GIVEN RECORDS >>
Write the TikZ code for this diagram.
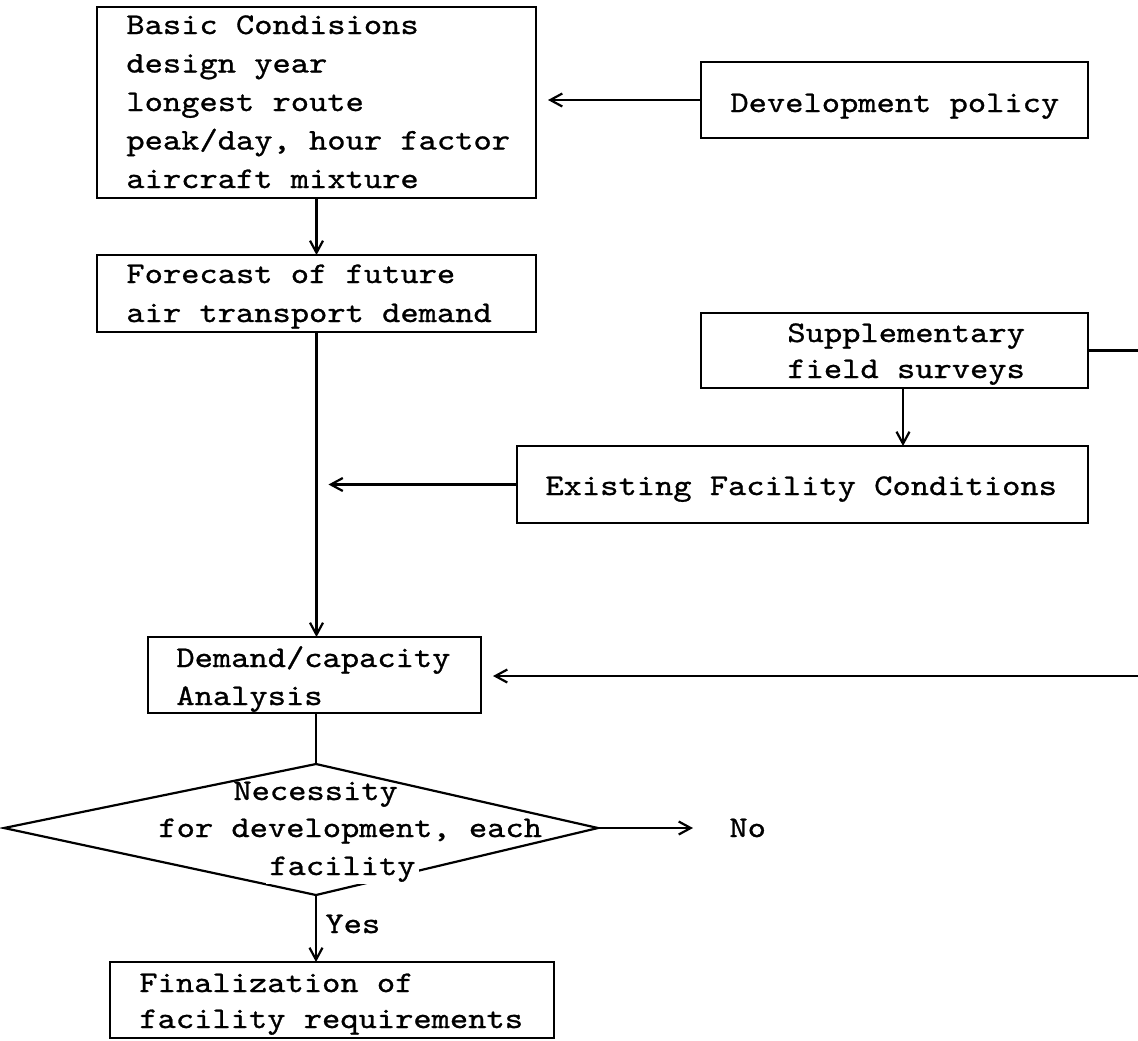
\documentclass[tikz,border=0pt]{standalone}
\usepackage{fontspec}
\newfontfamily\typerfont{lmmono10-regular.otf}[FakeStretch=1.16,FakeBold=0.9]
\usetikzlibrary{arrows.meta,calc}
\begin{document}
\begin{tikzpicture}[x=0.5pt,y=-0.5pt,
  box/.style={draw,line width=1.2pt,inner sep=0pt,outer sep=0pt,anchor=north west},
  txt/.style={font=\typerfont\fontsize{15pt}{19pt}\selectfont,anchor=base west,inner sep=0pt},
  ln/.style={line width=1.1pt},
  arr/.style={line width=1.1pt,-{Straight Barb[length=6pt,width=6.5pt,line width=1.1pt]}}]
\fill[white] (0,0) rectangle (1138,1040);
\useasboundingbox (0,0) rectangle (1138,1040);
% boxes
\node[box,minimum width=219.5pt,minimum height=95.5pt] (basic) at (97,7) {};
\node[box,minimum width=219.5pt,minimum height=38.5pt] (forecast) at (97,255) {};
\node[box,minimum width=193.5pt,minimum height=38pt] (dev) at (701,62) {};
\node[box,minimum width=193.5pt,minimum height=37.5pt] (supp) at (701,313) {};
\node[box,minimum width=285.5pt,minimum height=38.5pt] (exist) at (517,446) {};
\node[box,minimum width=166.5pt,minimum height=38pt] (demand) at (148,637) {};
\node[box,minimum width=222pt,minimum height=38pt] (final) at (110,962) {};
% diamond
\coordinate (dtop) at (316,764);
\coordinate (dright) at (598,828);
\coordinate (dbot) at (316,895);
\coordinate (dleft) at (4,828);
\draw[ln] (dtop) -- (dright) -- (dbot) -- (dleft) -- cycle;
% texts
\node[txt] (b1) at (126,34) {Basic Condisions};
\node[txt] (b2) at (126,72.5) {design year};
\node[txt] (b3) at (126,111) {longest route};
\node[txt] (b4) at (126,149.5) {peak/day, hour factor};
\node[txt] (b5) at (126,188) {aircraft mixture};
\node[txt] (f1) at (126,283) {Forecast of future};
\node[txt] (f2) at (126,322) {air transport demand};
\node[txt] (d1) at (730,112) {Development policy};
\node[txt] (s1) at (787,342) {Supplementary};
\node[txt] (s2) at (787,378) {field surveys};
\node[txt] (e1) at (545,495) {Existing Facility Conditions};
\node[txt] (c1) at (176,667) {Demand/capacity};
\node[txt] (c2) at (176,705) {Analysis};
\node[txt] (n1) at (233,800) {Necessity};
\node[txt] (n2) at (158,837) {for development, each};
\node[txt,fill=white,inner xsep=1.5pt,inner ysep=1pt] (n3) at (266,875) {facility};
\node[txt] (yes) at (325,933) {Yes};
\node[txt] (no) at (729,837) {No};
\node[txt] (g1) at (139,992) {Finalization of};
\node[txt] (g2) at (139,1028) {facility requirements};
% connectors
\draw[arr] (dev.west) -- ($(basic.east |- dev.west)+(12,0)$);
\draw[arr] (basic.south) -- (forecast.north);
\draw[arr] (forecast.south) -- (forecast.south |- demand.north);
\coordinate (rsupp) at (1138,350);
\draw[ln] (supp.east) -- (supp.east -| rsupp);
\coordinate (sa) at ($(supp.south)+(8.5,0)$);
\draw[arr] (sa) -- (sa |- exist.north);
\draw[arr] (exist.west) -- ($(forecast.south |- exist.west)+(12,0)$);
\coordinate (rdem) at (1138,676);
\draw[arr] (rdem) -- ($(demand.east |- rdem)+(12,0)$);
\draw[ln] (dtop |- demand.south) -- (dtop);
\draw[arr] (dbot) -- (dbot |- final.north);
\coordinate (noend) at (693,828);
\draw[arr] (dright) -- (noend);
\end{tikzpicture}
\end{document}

---

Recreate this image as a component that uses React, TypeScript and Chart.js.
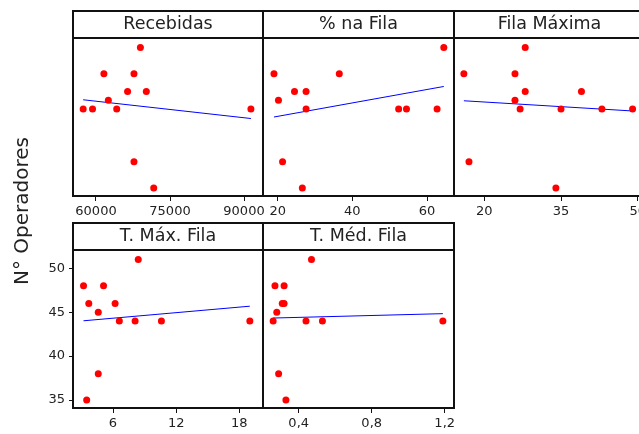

* * *

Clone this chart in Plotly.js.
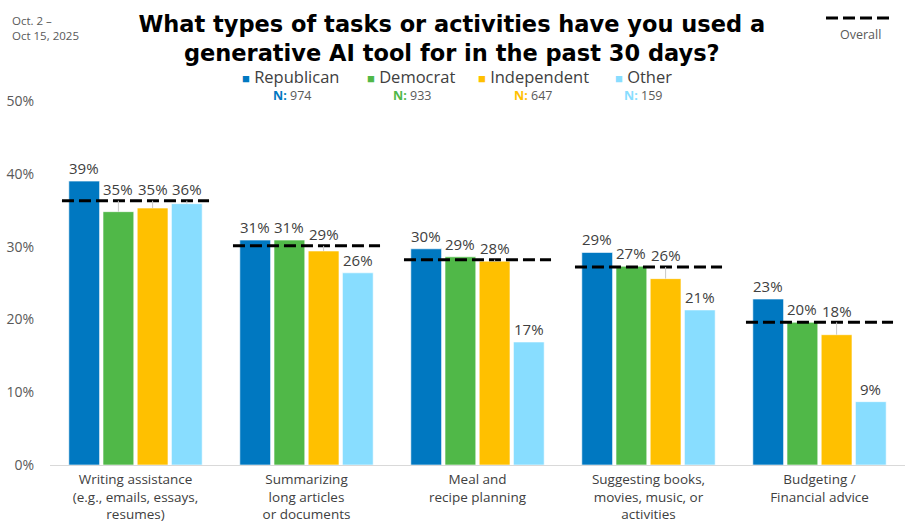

GOAL >> Select every line above that contains the word "this", and copy it.

ANSWER >>
Write the TikZ code for this diagram.
Recreate this image as a component that uses React, TypeScript and Chart.js.
Clone this chart in Plotly.js.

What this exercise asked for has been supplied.